Le « Sefer ha-zohar »

Vers la même époque, entre 1260 et 1280, s'élabore le document littéraire fondamental de la kabbale d'Espagne, le Livre des splendeurs (Sefer ha-zohar). Diffusée sous la forme d'un assemblage pseudépigraphe d'homélies mystiques attribuées à des autorités talmudiques, cette œuvre fut restituée par la critique moderne à son auteur véritable, le kabbaliste Moïse de León, grâce à une comparaison philologique et idéologique avec les œuvres publiées par le même auteur sous son propre nom (L'Âme intelligente, L'Arche de témoignage, Le Sicle consacré). Des trois couches successives du Zohar, deux seulement sont de Moïse de León : le Midrash ha-ne‘elam, qui en constitue la première et qui est rédigé en grande partie en hébreu, dans le style d'une philosophie allégorisante ; et les pièces principales (Idra Rabba, Idra-Zuṭa), homélies mystiques écrites dans un araméen archaïsant dont le caractère artificiel trahit la reconstruction littéraire. La troisième couche (Ra‘ya mehemna, Tiqquney zohar) est postérieure à Moïse de León et présente d'importantes divergences idéologiques par rapport aux deux autres. Du point de vue doctrinal, le Zoharmarque un retour à la tendance mythologique des premiers documents de la kabbale (Sefer ha-bahir). Les spéculations sur les sefirot, enrichies d'inépuisables variations d'exégèse mystique, sont centrées sur les thèmes gnostiques du mal, dont la racine est introduite à l'intérieur même du monde divin ; sur la Présence, élément féminin du monde séfirotique, et son union avec l'Époux. Cette syzygie, qui assure l'unité du monde divin et son reflet, l'harmonie cosmique, exige la participation des énergies spirituelles du mystique par l'accomplissement des commandements. On possède un exposé systématique de la symbolique du Zohar dans l'œuvre principale d'un contemporain de Moïse de León, le kabbaliste Joseph Ibn Giqaṭilia (Sha‘arey Orah).

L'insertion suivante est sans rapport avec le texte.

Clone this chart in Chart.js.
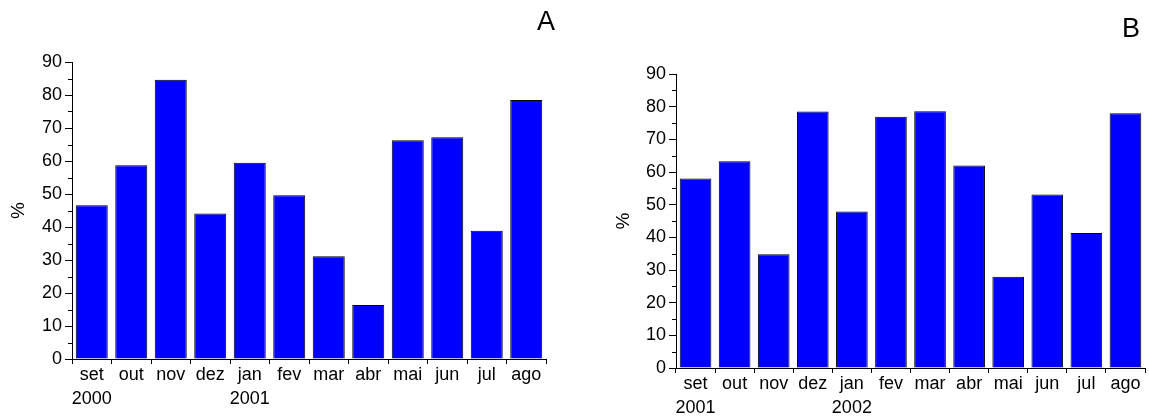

Cette période créatrice que fut le xiiie siècle est suivie d'un siècle d'intense activité littéraire consacrée aux élaborations doctrinales et aux commentaires des œuvres de la première génération ; les auteurs en sont Bahya ben Asher, Isaac d'Acco – de l'école de Nahmanide – et Menahem de Recanati en Italie. Vers le milieu du siècle, les œuvres de Joseph Ibn Waqar (1350) et de Juda ben Nissim Ibn Malka représentent un courant d'interprétation philosophique des thèses kabbalistiques. Ces tentatives en vue de concilier les doctrines aristotéliciennes et théosophiques sont les dernières productions originales de la kabbale d'Espagne. Déjà considérablement ralentie au cours du xve siècle, l'activité des centres espagnols s'éteignit définitivement avec l'expulsion des Juifs de la péninsule Ibérique en 1492. Le grand compendium kabbalistique de Méir Ibn Gabbay (Espagne, 1480) fut déjà terminé en exil (Derekh Emunah, 1530).